== What you should do ==
Print nothing but the lines from the start of the listing below through the line that contains "ad_ticks = [2.0, 2.5, 3.0, 3.5]". Do not include the pictures.

== Recorded data ==
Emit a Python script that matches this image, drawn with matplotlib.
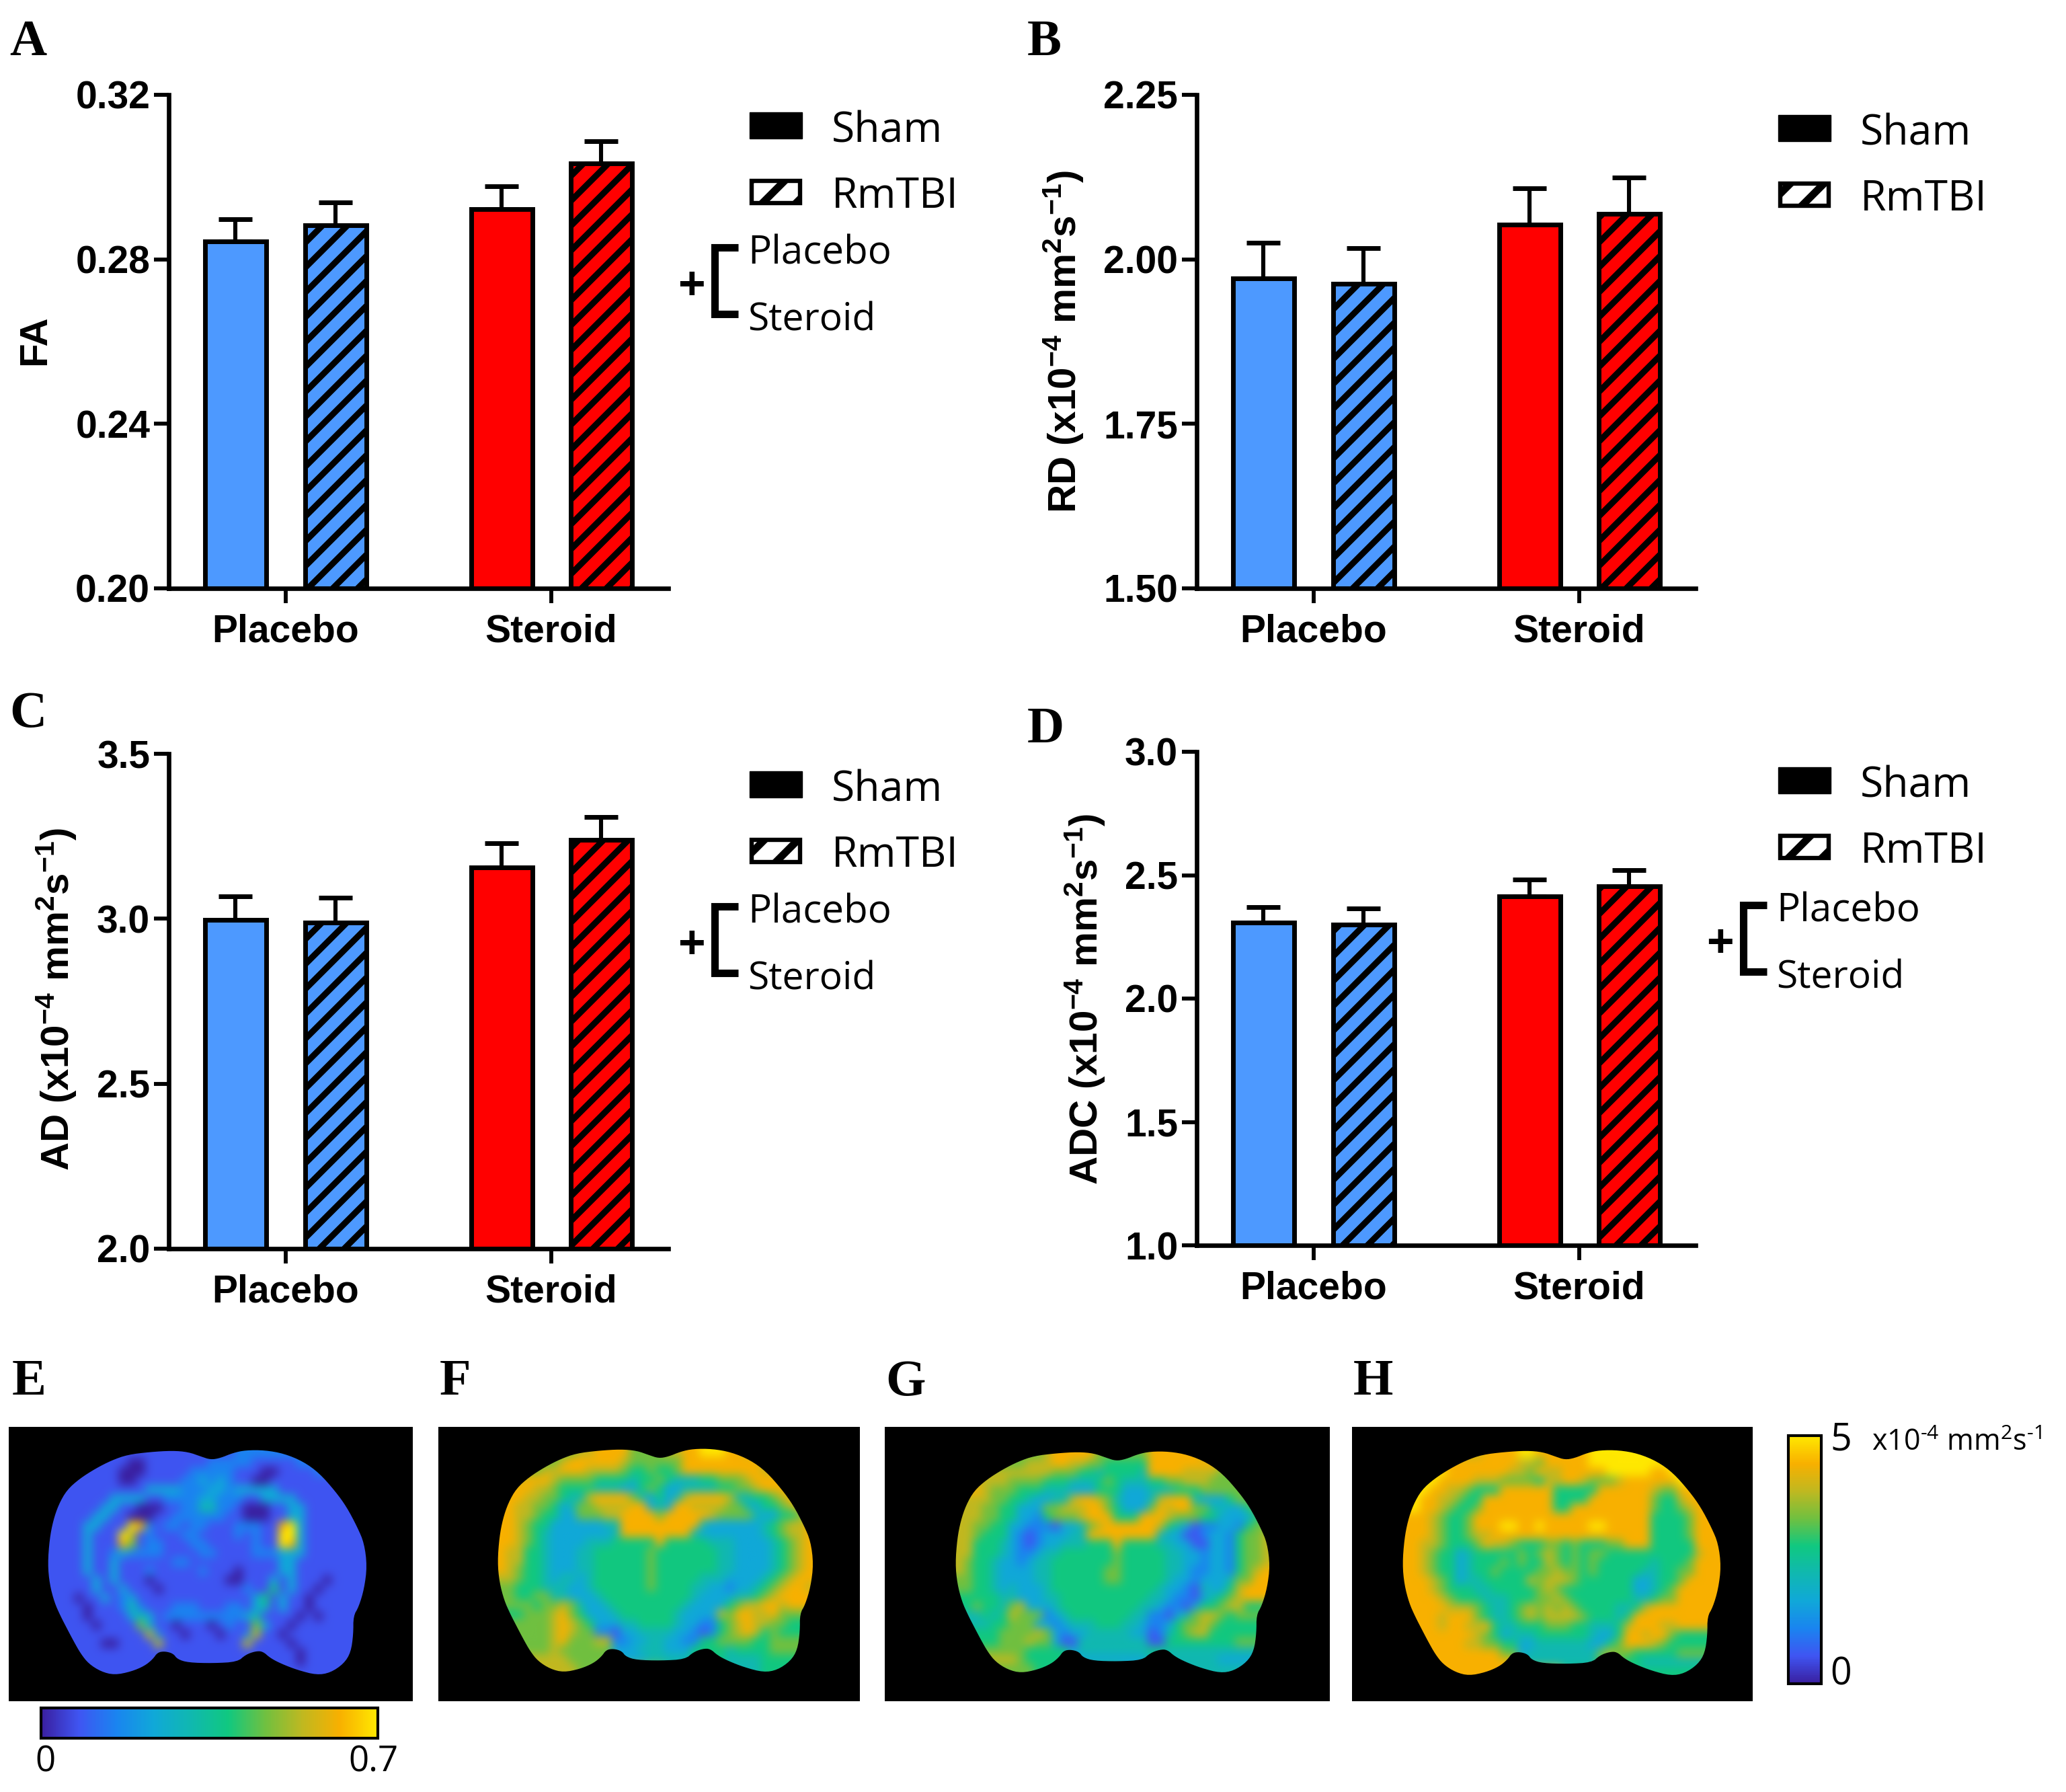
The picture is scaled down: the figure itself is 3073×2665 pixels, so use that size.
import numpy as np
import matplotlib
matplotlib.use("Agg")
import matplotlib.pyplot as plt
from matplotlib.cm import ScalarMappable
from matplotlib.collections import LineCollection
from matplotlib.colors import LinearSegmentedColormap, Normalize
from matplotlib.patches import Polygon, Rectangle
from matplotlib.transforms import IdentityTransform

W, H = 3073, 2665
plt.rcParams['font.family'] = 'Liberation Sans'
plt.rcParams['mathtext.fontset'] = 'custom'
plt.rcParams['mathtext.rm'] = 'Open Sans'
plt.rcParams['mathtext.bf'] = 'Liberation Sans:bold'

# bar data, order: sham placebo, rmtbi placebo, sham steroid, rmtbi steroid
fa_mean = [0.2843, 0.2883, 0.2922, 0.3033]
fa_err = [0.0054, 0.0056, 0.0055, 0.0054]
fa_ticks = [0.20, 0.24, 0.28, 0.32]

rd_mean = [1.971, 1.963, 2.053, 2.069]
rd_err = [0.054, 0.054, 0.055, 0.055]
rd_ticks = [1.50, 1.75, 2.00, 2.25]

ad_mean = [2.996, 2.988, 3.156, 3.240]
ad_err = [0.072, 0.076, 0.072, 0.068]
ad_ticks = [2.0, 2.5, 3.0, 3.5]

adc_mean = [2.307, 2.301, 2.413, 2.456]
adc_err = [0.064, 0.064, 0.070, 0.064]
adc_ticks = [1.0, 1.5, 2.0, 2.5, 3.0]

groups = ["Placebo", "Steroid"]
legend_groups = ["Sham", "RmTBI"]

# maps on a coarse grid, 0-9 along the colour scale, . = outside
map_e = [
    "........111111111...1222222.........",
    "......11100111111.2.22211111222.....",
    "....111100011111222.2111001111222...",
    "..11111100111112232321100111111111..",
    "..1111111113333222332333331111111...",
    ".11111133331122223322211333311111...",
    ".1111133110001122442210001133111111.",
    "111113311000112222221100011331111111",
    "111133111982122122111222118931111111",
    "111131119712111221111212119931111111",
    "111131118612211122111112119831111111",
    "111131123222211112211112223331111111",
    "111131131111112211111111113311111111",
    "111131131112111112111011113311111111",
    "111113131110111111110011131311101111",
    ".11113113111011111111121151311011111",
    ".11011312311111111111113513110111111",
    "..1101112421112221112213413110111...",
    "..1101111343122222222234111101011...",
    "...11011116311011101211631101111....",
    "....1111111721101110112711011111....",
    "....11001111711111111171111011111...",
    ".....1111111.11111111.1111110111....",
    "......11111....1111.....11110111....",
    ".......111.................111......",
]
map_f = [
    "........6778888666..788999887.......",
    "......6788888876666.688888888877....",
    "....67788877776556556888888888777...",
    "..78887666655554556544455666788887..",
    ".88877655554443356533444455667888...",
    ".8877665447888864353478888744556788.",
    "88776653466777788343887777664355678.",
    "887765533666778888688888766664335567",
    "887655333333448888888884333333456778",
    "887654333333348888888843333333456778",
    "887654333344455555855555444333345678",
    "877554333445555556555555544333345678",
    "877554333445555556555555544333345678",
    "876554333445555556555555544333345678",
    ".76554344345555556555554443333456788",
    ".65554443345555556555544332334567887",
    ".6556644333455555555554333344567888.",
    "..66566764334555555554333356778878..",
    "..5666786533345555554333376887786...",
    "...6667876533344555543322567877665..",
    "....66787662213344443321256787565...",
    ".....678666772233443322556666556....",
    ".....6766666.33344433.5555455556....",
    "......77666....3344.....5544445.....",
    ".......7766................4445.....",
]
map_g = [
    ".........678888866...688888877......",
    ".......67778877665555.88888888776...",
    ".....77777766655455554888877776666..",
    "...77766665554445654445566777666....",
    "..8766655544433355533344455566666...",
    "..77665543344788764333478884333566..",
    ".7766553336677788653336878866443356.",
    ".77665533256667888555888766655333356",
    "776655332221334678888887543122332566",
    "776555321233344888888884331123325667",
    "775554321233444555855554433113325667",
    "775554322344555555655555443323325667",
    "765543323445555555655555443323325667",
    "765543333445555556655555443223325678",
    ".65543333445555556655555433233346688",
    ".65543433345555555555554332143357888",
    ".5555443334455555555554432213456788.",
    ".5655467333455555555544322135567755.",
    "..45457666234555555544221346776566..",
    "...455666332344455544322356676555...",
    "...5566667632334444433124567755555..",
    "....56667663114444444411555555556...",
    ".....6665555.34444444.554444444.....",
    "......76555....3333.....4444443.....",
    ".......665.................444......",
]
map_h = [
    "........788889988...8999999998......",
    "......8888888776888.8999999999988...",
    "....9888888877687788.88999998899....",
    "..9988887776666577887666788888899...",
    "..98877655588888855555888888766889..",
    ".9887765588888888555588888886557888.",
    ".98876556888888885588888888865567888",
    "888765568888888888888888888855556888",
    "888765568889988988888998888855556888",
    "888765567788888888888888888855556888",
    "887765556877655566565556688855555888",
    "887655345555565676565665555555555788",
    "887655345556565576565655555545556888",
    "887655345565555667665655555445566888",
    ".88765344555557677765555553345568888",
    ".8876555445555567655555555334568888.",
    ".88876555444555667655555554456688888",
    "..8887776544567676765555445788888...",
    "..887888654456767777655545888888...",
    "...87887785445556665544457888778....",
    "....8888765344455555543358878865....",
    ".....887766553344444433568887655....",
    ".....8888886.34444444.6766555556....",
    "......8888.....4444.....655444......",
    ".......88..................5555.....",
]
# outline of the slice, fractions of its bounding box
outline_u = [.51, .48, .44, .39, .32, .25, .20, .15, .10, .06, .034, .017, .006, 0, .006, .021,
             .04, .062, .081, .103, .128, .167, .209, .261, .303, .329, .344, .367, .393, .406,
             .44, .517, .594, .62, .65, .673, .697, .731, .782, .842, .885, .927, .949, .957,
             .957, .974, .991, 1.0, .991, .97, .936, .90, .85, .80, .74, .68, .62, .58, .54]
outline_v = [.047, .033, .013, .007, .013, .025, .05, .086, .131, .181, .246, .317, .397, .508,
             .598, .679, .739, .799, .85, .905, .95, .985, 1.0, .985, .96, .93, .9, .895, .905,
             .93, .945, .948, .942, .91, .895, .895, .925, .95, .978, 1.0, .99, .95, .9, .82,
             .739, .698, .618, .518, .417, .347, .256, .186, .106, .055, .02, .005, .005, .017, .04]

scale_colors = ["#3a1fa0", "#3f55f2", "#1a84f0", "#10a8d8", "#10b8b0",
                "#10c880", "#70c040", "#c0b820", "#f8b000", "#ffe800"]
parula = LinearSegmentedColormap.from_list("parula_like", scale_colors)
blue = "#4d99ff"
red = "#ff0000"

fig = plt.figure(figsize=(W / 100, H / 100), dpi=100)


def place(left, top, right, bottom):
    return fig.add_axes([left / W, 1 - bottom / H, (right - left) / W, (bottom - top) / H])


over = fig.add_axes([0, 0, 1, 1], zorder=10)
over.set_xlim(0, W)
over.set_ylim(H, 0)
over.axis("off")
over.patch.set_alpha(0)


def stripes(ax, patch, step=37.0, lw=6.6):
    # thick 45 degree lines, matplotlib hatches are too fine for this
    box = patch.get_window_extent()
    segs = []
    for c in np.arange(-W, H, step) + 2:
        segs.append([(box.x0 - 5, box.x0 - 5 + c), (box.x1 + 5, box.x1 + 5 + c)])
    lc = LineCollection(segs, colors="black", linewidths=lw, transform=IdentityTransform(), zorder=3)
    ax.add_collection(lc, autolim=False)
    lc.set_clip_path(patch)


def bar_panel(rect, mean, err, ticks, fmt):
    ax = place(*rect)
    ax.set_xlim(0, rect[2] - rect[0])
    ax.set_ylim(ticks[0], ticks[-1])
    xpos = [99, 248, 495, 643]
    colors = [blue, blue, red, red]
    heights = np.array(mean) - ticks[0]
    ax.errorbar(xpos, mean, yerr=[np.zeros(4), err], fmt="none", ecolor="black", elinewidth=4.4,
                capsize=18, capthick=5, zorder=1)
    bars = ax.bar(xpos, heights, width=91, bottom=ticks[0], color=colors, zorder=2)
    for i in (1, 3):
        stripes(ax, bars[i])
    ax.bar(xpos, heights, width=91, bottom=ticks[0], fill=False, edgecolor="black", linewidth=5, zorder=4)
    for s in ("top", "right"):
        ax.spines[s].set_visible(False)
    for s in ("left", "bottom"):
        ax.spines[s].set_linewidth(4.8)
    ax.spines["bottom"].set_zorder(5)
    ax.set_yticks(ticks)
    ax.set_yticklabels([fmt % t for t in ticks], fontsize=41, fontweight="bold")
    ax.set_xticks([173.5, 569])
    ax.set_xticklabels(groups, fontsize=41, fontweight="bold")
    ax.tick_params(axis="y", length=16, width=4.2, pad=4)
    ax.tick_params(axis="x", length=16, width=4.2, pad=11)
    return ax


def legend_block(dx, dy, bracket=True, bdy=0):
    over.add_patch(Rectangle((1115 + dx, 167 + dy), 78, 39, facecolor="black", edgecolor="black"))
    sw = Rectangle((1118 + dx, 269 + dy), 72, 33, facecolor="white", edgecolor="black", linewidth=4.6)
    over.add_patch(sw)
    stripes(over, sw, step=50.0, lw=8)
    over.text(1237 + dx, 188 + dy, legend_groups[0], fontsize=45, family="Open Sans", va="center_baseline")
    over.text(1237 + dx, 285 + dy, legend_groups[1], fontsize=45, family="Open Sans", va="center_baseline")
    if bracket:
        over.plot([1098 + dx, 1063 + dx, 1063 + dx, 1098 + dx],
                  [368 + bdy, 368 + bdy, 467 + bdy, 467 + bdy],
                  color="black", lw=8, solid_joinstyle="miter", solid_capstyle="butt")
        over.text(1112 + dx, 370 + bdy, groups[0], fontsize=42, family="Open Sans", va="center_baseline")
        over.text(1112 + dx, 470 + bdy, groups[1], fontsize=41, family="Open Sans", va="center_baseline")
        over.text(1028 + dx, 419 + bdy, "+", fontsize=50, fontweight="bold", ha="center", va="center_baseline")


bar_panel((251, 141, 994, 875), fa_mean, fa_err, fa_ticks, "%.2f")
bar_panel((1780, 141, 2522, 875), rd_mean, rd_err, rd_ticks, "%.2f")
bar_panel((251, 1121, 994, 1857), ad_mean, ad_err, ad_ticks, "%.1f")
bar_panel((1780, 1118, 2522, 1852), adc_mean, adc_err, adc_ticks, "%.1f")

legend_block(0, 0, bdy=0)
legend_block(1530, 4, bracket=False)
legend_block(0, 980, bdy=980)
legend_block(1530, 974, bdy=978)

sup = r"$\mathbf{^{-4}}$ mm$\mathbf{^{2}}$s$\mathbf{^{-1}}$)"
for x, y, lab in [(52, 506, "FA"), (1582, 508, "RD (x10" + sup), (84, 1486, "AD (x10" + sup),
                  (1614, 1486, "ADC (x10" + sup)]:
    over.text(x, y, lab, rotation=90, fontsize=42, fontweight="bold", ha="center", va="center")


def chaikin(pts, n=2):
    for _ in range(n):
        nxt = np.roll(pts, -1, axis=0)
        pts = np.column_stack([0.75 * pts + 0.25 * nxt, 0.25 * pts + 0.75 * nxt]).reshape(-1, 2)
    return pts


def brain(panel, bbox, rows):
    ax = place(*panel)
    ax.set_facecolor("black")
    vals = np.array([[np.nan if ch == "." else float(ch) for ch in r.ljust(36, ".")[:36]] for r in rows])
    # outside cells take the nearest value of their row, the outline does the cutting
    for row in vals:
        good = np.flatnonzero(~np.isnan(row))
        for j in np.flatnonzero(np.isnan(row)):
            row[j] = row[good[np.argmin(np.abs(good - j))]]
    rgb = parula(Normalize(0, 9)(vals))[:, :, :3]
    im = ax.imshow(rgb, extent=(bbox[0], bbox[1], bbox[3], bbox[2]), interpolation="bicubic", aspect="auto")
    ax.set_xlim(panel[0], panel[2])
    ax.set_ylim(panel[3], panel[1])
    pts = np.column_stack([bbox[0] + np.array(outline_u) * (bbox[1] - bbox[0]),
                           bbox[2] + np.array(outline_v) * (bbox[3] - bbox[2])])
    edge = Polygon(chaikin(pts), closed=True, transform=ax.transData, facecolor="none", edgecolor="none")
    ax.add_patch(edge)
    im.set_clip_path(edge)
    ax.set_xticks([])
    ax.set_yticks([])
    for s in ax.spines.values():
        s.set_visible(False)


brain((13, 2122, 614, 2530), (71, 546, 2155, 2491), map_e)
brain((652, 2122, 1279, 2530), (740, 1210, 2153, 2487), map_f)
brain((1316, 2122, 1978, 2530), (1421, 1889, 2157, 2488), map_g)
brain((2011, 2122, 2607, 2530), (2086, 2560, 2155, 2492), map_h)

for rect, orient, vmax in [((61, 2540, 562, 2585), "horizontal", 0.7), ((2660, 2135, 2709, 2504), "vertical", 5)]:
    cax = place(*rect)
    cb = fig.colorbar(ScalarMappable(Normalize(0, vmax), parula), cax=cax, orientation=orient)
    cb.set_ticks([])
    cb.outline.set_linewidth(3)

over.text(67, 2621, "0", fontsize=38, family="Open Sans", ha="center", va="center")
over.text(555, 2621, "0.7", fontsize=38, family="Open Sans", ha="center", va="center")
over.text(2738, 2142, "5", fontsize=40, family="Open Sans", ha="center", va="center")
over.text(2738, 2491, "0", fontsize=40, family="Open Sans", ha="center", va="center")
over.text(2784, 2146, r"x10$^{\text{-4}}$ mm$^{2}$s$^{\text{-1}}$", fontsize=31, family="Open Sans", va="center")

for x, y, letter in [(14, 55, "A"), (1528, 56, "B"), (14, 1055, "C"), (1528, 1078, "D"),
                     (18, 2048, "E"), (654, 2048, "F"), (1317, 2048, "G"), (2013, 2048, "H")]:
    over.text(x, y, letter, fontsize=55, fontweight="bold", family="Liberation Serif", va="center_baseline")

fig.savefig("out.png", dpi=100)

== Output ==
Emit a Python script that matches this image, drawn with matplotlib.
The picture is scaled down: the figure itself is 3073×2665 pixels, so use that size.
import numpy as np
import matplotlib
matplotlib.use("Agg")
import matplotlib.pyplot as plt
from matplotlib.cm import ScalarMappable
from matplotlib.collections import LineCollection
from matplotlib.colors import LinearSegmentedColormap, Normalize
from matplotlib.patches import Polygon, Rectangle
from matplotlib.transforms import IdentityTransform

W, H = 3073, 2665
plt.rcParams['font.family'] = 'Liberation Sans'
plt.rcParams['mathtext.fontset'] = 'custom'
plt.rcParams['mathtext.rm'] = 'Open Sans'
plt.rcParams['mathtext.bf'] = 'Liberation Sans:bold'

# bar data, order: sham placebo, rmtbi placebo, sham steroid, rmtbi steroid
fa_mean = [0.2843, 0.2883, 0.2922, 0.3033]
fa_err = [0.0054, 0.0056, 0.0055, 0.0054]
fa_ticks = [0.20, 0.24, 0.28, 0.32]

rd_mean = [1.971, 1.963, 2.053, 2.069]
rd_err = [0.054, 0.054, 0.055, 0.055]
rd_ticks = [1.50, 1.75, 2.00, 2.25]

ad_mean = [2.996, 2.988, 3.156, 3.240]
ad_err = [0.072, 0.076, 0.072, 0.068]
ad_ticks = [2.0, 2.5, 3.0, 3.5]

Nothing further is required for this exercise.